_Problem details_
Would you repeat the listing exactly but omit every picture?

_Given data_

%%

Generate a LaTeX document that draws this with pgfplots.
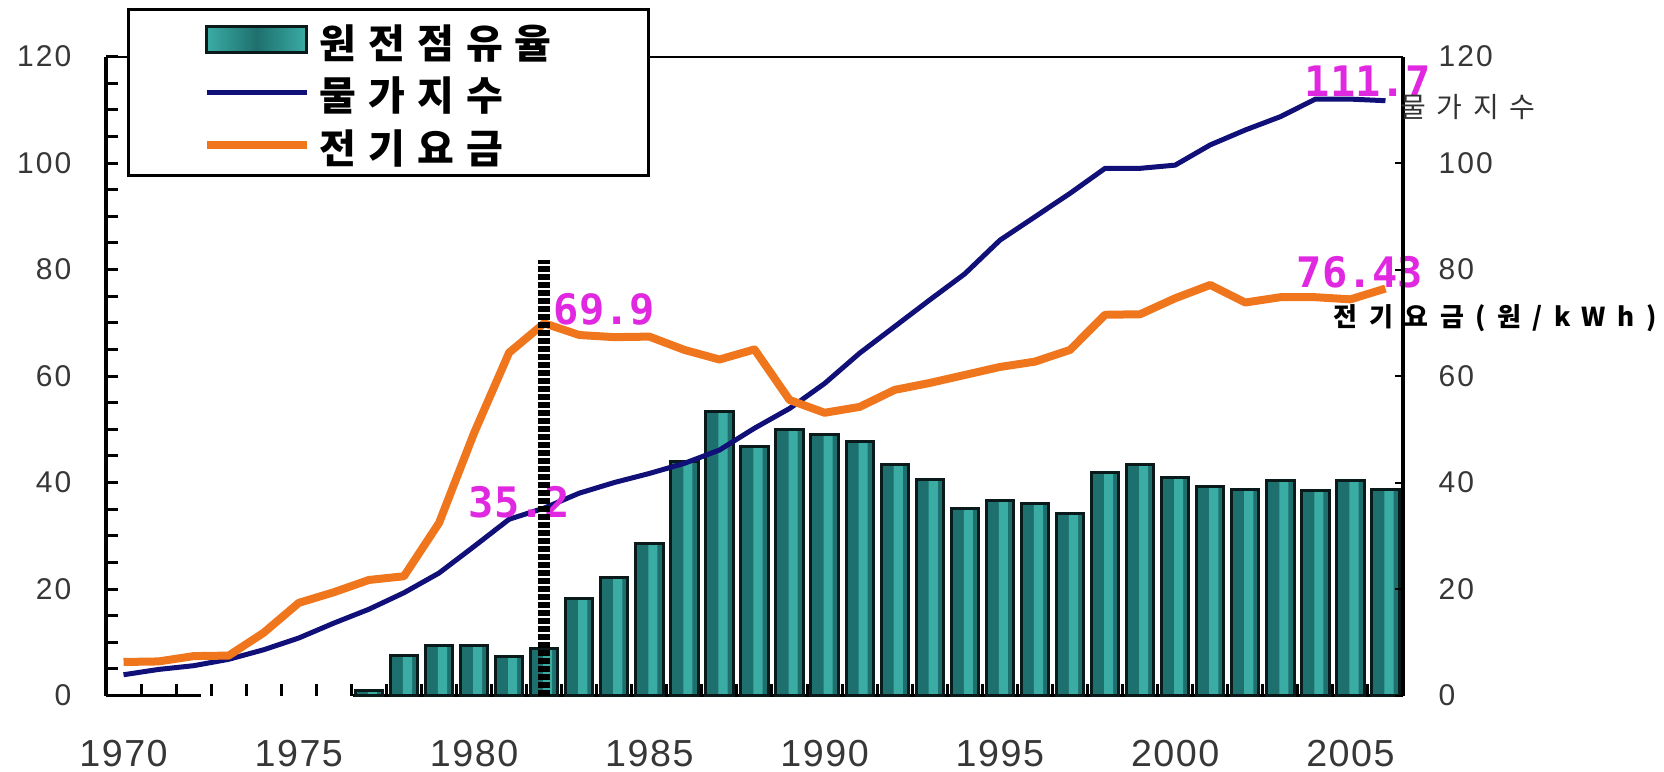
\documentclass[border=0pt]{standalone}
\usepackage{fontspec}
\usepackage{pgfplots}
\usepackage{pgfplotstable}
\pgfplotsset{compat=1.18}
\setmainfont{Liberation Sans}
\newfontfamily\kr{Noto Sans CJK KR}
\newfontfamily\magfont{DejaVu Sans Mono}
\newcommand{\ls}[1]{\addfontfeatures{LetterSpace=#1}}

\definecolor{navyline}{RGB}{16,16,120}
\definecolor{orangeline}{RGB}{240,118,30}
\definecolor{tealdark}{RGB}{30,112,110}
\definecolor{teallight}{RGB}{58,172,164}
\definecolor{barline}{RGB}{10,26,26}
\definecolor{magentalab}{RGB}{225,40,225}
\definecolor{ticklab}{RGB}{55,55,55}

\pgfplotsset{
  linelegend/.style={legend image code/.code={\draw[##1] (0pt,0pt) -- (30pt,0pt);}},
  barlegend/.style={legend image code/.code={
    \draw[line width=0.9pt, draw=barline, left color=teallight,
      right color=teallight, middle color=tealdark]
      (0pt,-3.9pt) rectangle (30pt,3.9pt);}},
  frame/.style={at={(31.8pt,22.65pt)}, anchor=south west,
    scale only axis, width=389.1pt, height=191.7pt,
    xmin=1969.5, xmax=2006.5, ymin=0, ymax=120, clip=false},
}
\tikzset{
  maglabel/.style={anchor=base west, inner sep=0pt, text=magentalab,
    font=\magfont\bfseries\fontsize{12.6}{12.6}\selectfont},
}

% nuclear share of power generation (%)
\pgfplotstableread{
year share
1977 1.0
1978 7.5
1979 9.4
1980 9.4
1981 7.3
1982 8.8
1983 18.2
1984 22.2
1985 28.6
1986 43.9
1987 53.3
1988 46.7
1989 50.0
1990 49.1
1991 47.7
1992 43.3
1993 40.5
1994 35.2
1995 36.6
1996 36.0
1997 34.2
1998 41.8
1999 43.3
2000 40.9
2001 39.3
2002 38.6
2003 40.3
2004 38.5
2005 40.3
2006 38.6
}\sharetable

% price index and electricity rate (won/kWh)
\pgfplotstableread{
year price rate
1970 3.9 6.3
1971 4.9 6.4
1972 5.6 7.4
1973 6.8 7.5
1974 8.6 11.8
1975 10.8 17.4
1976 13.6 19.4
1977 16.2 21.7
1978 19.3 22.4
1979 23.0 32.4
1980 28.0 49.3
1981 33.1 64.4
1982 35.2 69.9
1983 38.0 67.7
1984 40.0 67.3
1985 41.7 67.4
1986 43.6 64.9
1987 46.1 63.1
1988 50.2 65.0
1989 53.9 55.5
1990 58.6 53.1
1991 64.3 54.2
1992 69.3 57.4
1993 74.3 58.7
1994 79.2 60.2
1995 85.5 61.7
1996 89.9 62.7
1997 94.3 64.9
1998 99.0 71.5
1999 99.0 71.6
2000 99.6 74.6
2001 103.4 77.1
2002 106.2 73.8
2003 108.7 74.8
2004 112.0 74.8
2005 112.0 74.4
2006 111.7 76.43
}\linetable

\begin{document}
\begin{tikzpicture}
\useasboundingbox (0pt,0pt) rectangle (499.2pt,231.3pt);

\begin{axis}[
  frame,
  axis x line*=bottom, axis y line*=left,
  x axis line style={draw=none},
  y axis line style={line width=1.1pt, black},
  tick align=inside,
  tick style={black, line width=0.9pt},
  major tick length=3.6pt, minor tick length=3.6pt,
  xtick={1970.5,1971.5,...,2005.5}, xticklabels={},
  extra x ticks={1970,1975,...,2005},
  extra x tick labels={1970,1975,1980,1985,1990,1995,2000,2005},
  extra x tick style={major tick length=0pt},
  xticklabel style={font=\fontsize{11.3}{11.3}\selectfont\ls{4}, text=ticklab,
    anchor=north, inner sep=0pt, yshift=-13.35pt},
  ytick={0,20,...,120}, minor ytick={5,10,...,115},
  yticklabel style={font=\fontsize{9}{9}\selectfont\ls{7}, text=ticklab,
    anchor=east, inner sep=0pt, xshift=-10.2pt},
  /pgf/number format/assume math mode=true,
  legend cell align=left,
  legend style={
    at={(rel axis cs:0.0162,1.0759)}, anchor=north west,
    draw=black, line width=0.8pt, fill=white,
    inner xsep=22.3pt, inner ysep=2.2pt, row sep=1.85pt,
    nodes={inner sep=0pt},
    /tikz/every odd column/.append style={column sep=2.7pt},
    font=\kr\bfseries\fontsize{12}{12}\selectfont,
  },
]

% axis frame pieces
\draw[line width=1.1pt] (axis cs:1969.5,0) -- (axis cs:1972.2,0);
\draw[line width=1.1pt] (axis cs:1976.55,0) -- (axis cs:2006.5,0);
\draw[line width=0.6pt] (axis cs:1969.5,120) -- (axis cs:2006.5,120);

% bars: base fill, light stripe, outline
\addplot[ybar, bar width=0.78, bar shift=0pt, fill=tealdark, draw=none, barlegend]
  table[x=year, y=share] {\sharetable};
\addlegendentry{\raisebox{0pt}[12.4pt][3.35pt]{\makebox[76.3pt][l]{\ls{30}원전점유율}}}
\addplot[ybar, bar width=0.26, bar shift=0.1, fill=teallight, draw=none, forget plot]
  table[x=year, y=share] {\sharetable};
\addplot[ybar, bar width=0.78, bar shift=0pt, fill=none, draw=barline,
  line width=0.9pt, forget plot]
  table[x=year, y=share] {\sharetable};

% price index
\addplot[navyline, line width=1.5pt, line join=round, mark=none, linelegend]
  table[x=year, y=price] {\linetable};
\addlegendentry{\raisebox{0pt}[12.4pt][3.35pt]{\makebox[76.3pt][l]{\ls{30}물가지수}}}

% electricity rate
\addplot[orangeline, line width=2.4pt, line join=round, mark=none, linelegend]
  table[x=year, y=rate] {\linetable};
\addlegendentry{\raisebox{0pt}[12.4pt][3.35pt]{\makebox[76.3pt][l]{\ls{30}전기요금}}}

% value labels
\node[maglabel] at (axis cs:2003.68,112.4) {111.7};
\node[maglabel] at (axis cs:2003.45,76.7) {76.43};
\node[maglabel] at (axis cs:1982.26,69.6) {69.9};
\node[maglabel] at (axis cs:1979.83,33.5) {35.2};

% 1982 marker
\addplot[black, line width=3.6pt, dash pattern=on 1.8pt off 0.6pt, forget plot]
  coordinates {(1982,0) (1982,81.8)};
\end{axis}

\begin{axis}[
  frame,
  axis y line*=right, axis x line=none,
  y axis line style={line width=1pt, black},
  tick align=inside,
  tick style={black, line width=0.6pt},
  major tick length=2.4pt,
  ytick={0,20,...,120},
  yticklabel style={font=\fontsize{9}{9}\selectfont\ls{7}, text=ticklab,
    anchor=west, inner sep=0pt, xshift=10.5pt},
  /pgf/number format/assume math mode=true,
]
\node[anchor=west, inner sep=0pt, text=black!80,
  font=\kr\fontsize{8.4}{8.4}\selectfont\ls{38}] at (axis cs:2006.41,110.6) {물가지수};
\node[anchor=west, inner sep=0pt, text=black,
  font=\kr\bfseries\fontsize{7.8}{7.8}\selectfont\ls{44}] at (axis cs:2004.51,70.9) {전기요금(원/kWh)};
\end{axis}
\end{tikzpicture}
\end{document}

%%

_Reply to the task_
Generate a LaTeX document that draws this with pgfplots.
\documentclass[border=0pt]{standalone}
\usepackage{fontspec}
\usepackage{pgfplots}
\usepackage{pgfplotstable}
\pgfplotsset{compat=1.18}
\setmainfont{Liberation Sans}
\newfontfamily\kr{Noto Sans CJK KR}
\newfontfamily\magfont{DejaVu Sans Mono}
\newcommand{\ls}[1]{\addfontfeatures{LetterSpace=#1}}

\definecolor{navyline}{RGB}{16,16,120}
\definecolor{orangeline}{RGB}{240,118,30}
\definecolor{tealdark}{RGB}{30,112,110}
\definecolor{teallight}{RGB}{58,172,164}
\definecolor{barline}{RGB}{10,26,26}
\definecolor{magentalab}{RGB}{225,40,225}
\definecolor{ticklab}{RGB}{55,55,55}

\pgfplotsset{
  linelegend/.style={legend image code/.code={\draw[##1] (0pt,0pt) -- (30pt,0pt);}},
  barlegend/.style={legend image code/.code={
    \draw[line width=0.9pt, draw=barline, left color=teallight,
      right color=teallight, middle color=tealdark]
      (0pt,-3.9pt) rectangle (30pt,3.9pt);}},
  frame/.style={at={(31.8pt,22.65pt)}, anchor=south west,
    scale only axis, width=389.1pt, height=191.7pt,
    xmin=1969.5, xmax=2006.5, ymin=0, ymax=120, clip=false},
}
\tikzset{
  maglabel/.style={anchor=base west, inner sep=0pt, text=magentalab,
    font=\magfont\bfseries\fontsize{12.6}{12.6}\selectfont},
}

% nuclear share of power generation (%)
\pgfplotstableread{
year share
1977 1.0
1978 7.5
1979 9.4
1980 9.4
1981 7.3
1982 8.8
1983 18.2
1984 22.2
1985 28.6
1986 43.9
1987 53.3
1988 46.7
1989 50.0
1990 49.1
1991 47.7
1992 43.3
1993 40.5
1994 35.2
1995 36.6
1996 36.0
1997 34.2
1998 41.8
1999 43.3
2000 40.9
2001 39.3
2002 38.6
2003 40.3
2004 38.5
2005 40.3
2006 38.6
}\sharetable

% price index and electricity rate (won/kWh)
\pgfplotstableread{
year price rate
1970 3.9 6.3
1971 4.9 6.4
1972 5.6 7.4
1973 6.8 7.5
1974 8.6 11.8
1975 10.8 17.4
1976 13.6 19.4
1977 16.2 21.7
1978 19.3 22.4
1979 23.0 32.4
1980 28.0 49.3
1981 33.1 64.4
1982 35.2 69.9
1983 38.0 67.7
1984 40.0 67.3
1985 41.7 67.4
1986 43.6 64.9
1987 46.1 63.1
1988 50.2 65.0
1989 53.9 55.5
1990 58.6 53.1
1991 64.3 54.2
1992 69.3 57.4
1993 74.3 58.7
1994 79.2 60.2
1995 85.5 61.7
1996 89.9 62.7
1997 94.3 64.9
1998 99.0 71.5
1999 99.0 71.6
2000 99.6 74.6
2001 103.4 77.1
2002 106.2 73.8
2003 108.7 74.8
2004 112.0 74.8
2005 112.0 74.4
2006 111.7 76.43
}\linetable

\begin{document}
\begin{tikzpicture}
\useasboundingbox (0pt,0pt) rectangle (499.2pt,231.3pt);

\begin{axis}[
  frame,
  axis x line*=bottom, axis y line*=left,
  x axis line style={draw=none},
  y axis line style={line width=1.1pt, black},
  tick align=inside,
  tick style={black, line width=0.9pt},
  major tick length=3.6pt, minor tick length=3.6pt,
  xtick={1970.5,1971.5,...,2005.5}, xticklabels={},
  extra x ticks={1970,1975,...,2005},
  extra x tick labels={1970,1975,1980,1985,1990,1995,2000,2005},
  extra x tick style={major tick length=0pt},
  xticklabel style={font=\fontsize{11.3}{11.3}\selectfont\ls{4}, text=ticklab,
    anchor=north, inner sep=0pt, yshift=-13.35pt},
  ytick={0,20,...,120}, minor ytick={5,10,...,115},
  yticklabel style={font=\fontsize{9}{9}\selectfont\ls{7}, text=ticklab,
    anchor=east, inner sep=0pt, xshift=-10.2pt},
  /pgf/number format/assume math mode=true,
  legend cell align=left,
  legend style={
    at={(rel axis cs:0.0162,1.0759)}, anchor=north west,
    draw=black, line width=0.8pt, fill=white,
    inner xsep=22.3pt, inner ysep=2.2pt, row sep=1.85pt,
    nodes={inner sep=0pt},
    /tikz/every odd column/.append style={column sep=2.7pt},
    font=\kr\bfseries\fontsize{12}{12}\selectfont,
  },
]

% axis frame pieces
\draw[line width=1.1pt] (axis cs:1969.5,0) -- (axis cs:1972.2,0);
\draw[line width=1.1pt] (axis cs:1976.55,0) -- (axis cs:2006.5,0);
\draw[line width=0.6pt] (axis cs:1969.5,120) -- (axis cs:2006.5,120);

% bars: base fill, light stripe, outline
\addplot[ybar, bar width=0.78, bar shift=0pt, fill=tealdark, draw=none, barlegend]
  table[x=year, y=share] {\sharetable};
\addlegendentry{\raisebox{0pt}[12.4pt][3.35pt]{\makebox[76.3pt][l]{\ls{30}원전점유율}}}
\addplot[ybar, bar width=0.26, bar shift=0.1, fill=teallight, draw=none, forget plot]
  table[x=year, y=share] {\sharetable};
\addplot[ybar, bar width=0.78, bar shift=0pt, fill=none, draw=barline,
  line width=0.9pt, forget plot]
  table[x=year, y=share] {\sharetable};

% price index
\addplot[navyline, line width=1.5pt, line join=round, mark=none, linelegend]
  table[x=year, y=price] {\linetable};
\addlegendentry{\raisebox{0pt}[12.4pt][3.35pt]{\makebox[76.3pt][l]{\ls{30}물가지수}}}

% electricity rate
\addplot[orangeline, line width=2.4pt, line join=round, mark=none, linelegend]
  table[x=year, y=rate] {\linetable};
\addlegendentry{\raisebox{0pt}[12.4pt][3.35pt]{\makebox[76.3pt][l]{\ls{30}전기요금}}}

% value labels
\node[maglabel] at (axis cs:2003.68,112.4) {111.7};
\node[maglabel] at (axis cs:2003.45,76.7) {76.43};
\node[maglabel] at (axis cs:1982.26,69.6) {69.9};
\node[maglabel] at (axis cs:1979.83,33.5) {35.2};

% 1982 marker
\addplot[black, line width=3.6pt, dash pattern=on 1.8pt off 0.6pt, forget plot]
  coordinates {(1982,0) (1982,81.8)};
\end{axis}

\begin{axis}[
  frame,
  axis y line*=right, axis x line=none,
  y axis line style={line width=1pt, black},
  tick align=inside,
  tick style={black, line width=0.6pt},
  major tick length=2.4pt,
  ytick={0,20,...,120},
  yticklabel style={font=\fontsize{9}{9}\selectfont\ls{7}, text=ticklab,
    anchor=west, inner sep=0pt, xshift=10.5pt},
  /pgf/number format/assume math mode=true,
]
\node[anchor=west, inner sep=0pt, text=black!80,
  font=\kr\fontsize{8.4}{8.4}\selectfont\ls{38}] at (axis cs:2006.41,110.6) {물가지수};
\node[anchor=west, inner sep=0pt, text=black,
  font=\kr\bfseries\fontsize{7.8}{7.8}\selectfont\ls{44}] at (axis cs:2004.51,70.9) {전기요금(원/kWh)};
\end{axis}
\end{tikzpicture}
\end{document}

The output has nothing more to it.